Do this: Return all of the data exactly as written, without the pictures.

>> Begin Provided data

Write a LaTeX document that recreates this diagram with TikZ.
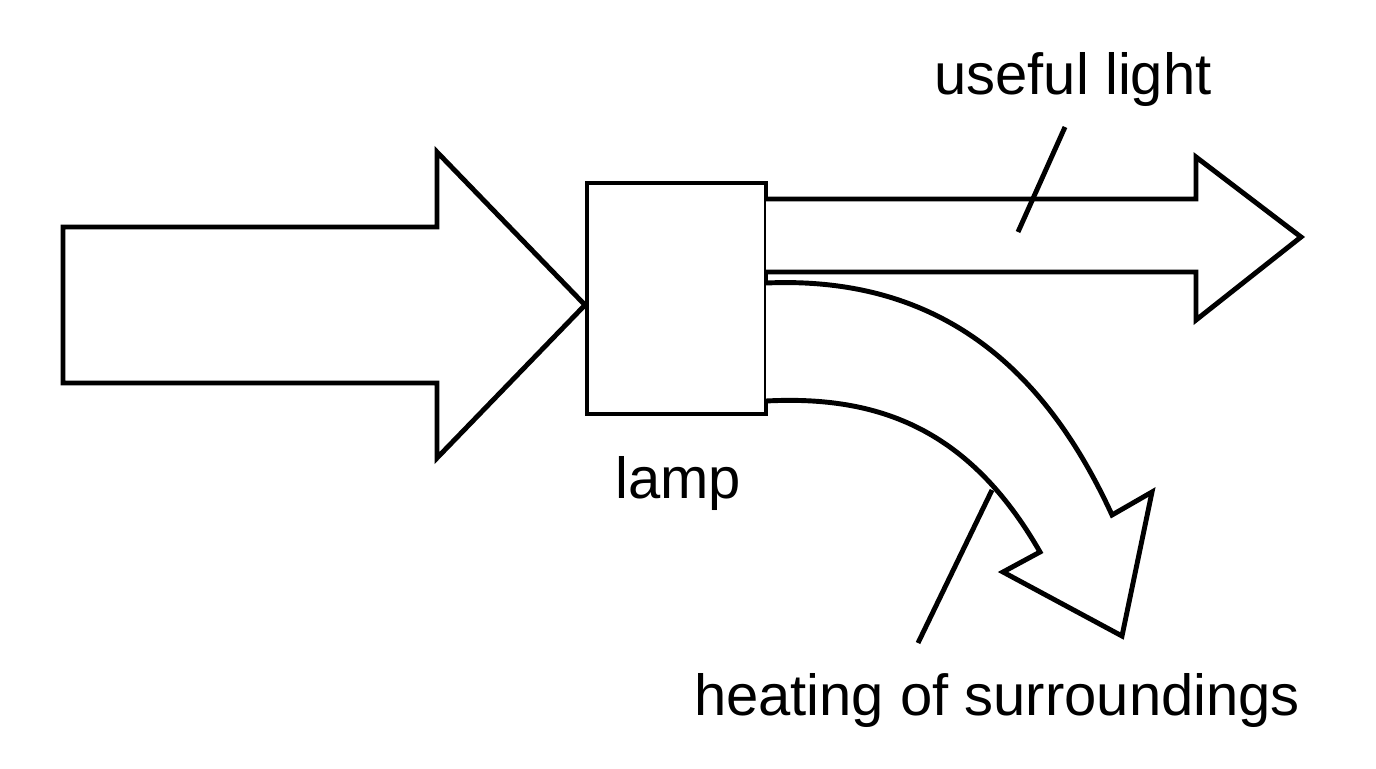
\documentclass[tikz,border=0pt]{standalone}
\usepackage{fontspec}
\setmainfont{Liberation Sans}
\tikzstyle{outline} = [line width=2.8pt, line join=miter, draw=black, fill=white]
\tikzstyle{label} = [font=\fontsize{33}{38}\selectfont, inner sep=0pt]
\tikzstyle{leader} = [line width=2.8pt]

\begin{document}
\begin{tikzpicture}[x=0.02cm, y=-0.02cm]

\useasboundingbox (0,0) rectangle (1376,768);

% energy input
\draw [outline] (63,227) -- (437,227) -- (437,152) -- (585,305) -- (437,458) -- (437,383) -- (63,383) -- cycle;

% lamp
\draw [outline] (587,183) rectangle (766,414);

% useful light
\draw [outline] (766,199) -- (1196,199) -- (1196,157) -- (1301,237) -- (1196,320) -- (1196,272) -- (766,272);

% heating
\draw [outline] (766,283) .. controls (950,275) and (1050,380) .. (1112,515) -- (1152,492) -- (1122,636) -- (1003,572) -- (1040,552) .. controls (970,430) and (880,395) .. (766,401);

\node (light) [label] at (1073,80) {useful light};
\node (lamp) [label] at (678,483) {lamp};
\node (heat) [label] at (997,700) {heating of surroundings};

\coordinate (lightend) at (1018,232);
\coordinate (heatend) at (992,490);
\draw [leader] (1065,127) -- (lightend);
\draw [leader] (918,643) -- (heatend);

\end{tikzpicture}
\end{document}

>> End Provided data

Written answer:
Write a LaTeX document that recreates this diagram with TikZ.
\documentclass[tikz,border=0pt]{standalone}
\usepackage{fontspec}
\setmainfont{Liberation Sans}
\tikzstyle{outline} = [line width=2.8pt, line join=miter, draw=black, fill=white]
\tikzstyle{label} = [font=\fontsize{33}{38}\selectfont, inner sep=0pt]
\tikzstyle{leader} = [line width=2.8pt]

\begin{document}
\begin{tikzpicture}[x=0.02cm, y=-0.02cm]

\useasboundingbox (0,0) rectangle (1376,768);

% energy input
\draw [outline] (63,227) -- (437,227) -- (437,152) -- (585,305) -- (437,458) -- (437,383) -- (63,383) -- cycle;

% lamp
\draw [outline] (587,183) rectangle (766,414);

% useful light
\draw [outline] (766,199) -- (1196,199) -- (1196,157) -- (1301,237) -- (1196,320) -- (1196,272) -- (766,272);

% heating
\draw [outline] (766,283) .. controls (950,275) and (1050,380) .. (1112,515) -- (1152,492) -- (1122,636) -- (1003,572) -- (1040,552) .. controls (970,430) and (880,395) .. (766,401);

\node (light) [label] at (1073,80) {useful light};
\node (lamp) [label] at (678,483) {lamp};
\node (heat) [label] at (997,700) {heating of surroundings};

\coordinate (lightend) at (1018,232);
\coordinate (heatend) at (992,490);
\draw [leader] (1065,127) -- (lightend);
\draw [leader] (918,643) -- (heatend);

\end{tikzpicture}
\end{document}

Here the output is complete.